A melhor surpresa do segundo filme de Tate Taylor, depois do triunfo improvável de As Serviçais (2011), é trocar as voltas ao conceito do biopic musical. Não que não haja aqui música (há, muita, boa, impecavelmente apresentada). Mas o que interessa ao realizador não é tanto James Brown, o "soul brother number one", o autor de Sex Machine, Say It Loud I'm Black and I'm Proud ou Living in America; é muito mais James Brown o “homem que trabalha mais no duro no show-business”, a encarnação de uma ideia de sonho americano com todos os seus defeitos e virtudes, arrancada a ferros de um período em que ser negro no Sul dos EUA era ser cidadão de terceira classe.

Taylor e o actor Chadwick Boseman retratam um homem que ultrapassou todos os obstáculos que a vida lhe pôs à frente, mesmo que isso implicasse queimar pontes e deixar tudo para trás. E fazem-no sem esconder a dimensão temperamental de Brown  embora, aqui entre nós, a suavizem um bocadinho em demasia, no que é um dos aspectos francamente decepcionantes de Get On Up: a sua progressiva acomodação ao cliché narrativo, a sensação de que é preciso chegar ao fim do filme com tudo arrumadinho no seu lugar e sem levantar grandes ondas, perdendo lentamente o gás que foi acumulando ao longo da maior parte da sua duração.
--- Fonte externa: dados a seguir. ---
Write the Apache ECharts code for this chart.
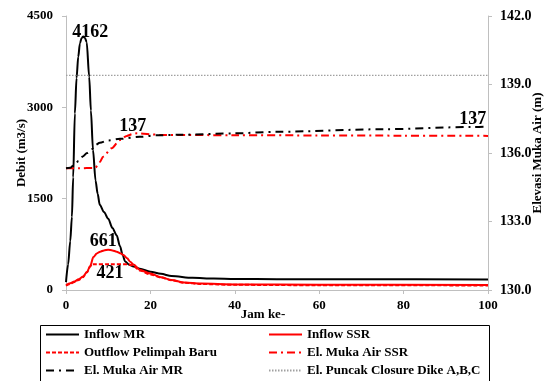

Mas James Brown sempre levantou ondas (quando não as criou) e o guião do dramaturgo Jez Butterworth desenha muitíssimo bem o contexto que dele fez a personalidade que era, substituindo a narração cronológica por um sistema de “bonecas russas” que vão e vêm constantemente entre momentos díspares da vida do cantor, contrastando sistematicamente a auto-confiança de Brown com a segurança discreta do seu amigo e cúmplice Bobby Byrd (um excelente Nelsan Ellis). Acima de tudo, Get On Up é uma espécie de “relatório e contas” do que significa subir-se a pulso, olhando para a música popular como parte de uma cultura e de uma identidade mais latas e para James Brown como mais um daqueles “destinos americanos” que tanto pesam na imaginação do cinema. Há mais aqui para ferrar o dente do que parece à primeira vista.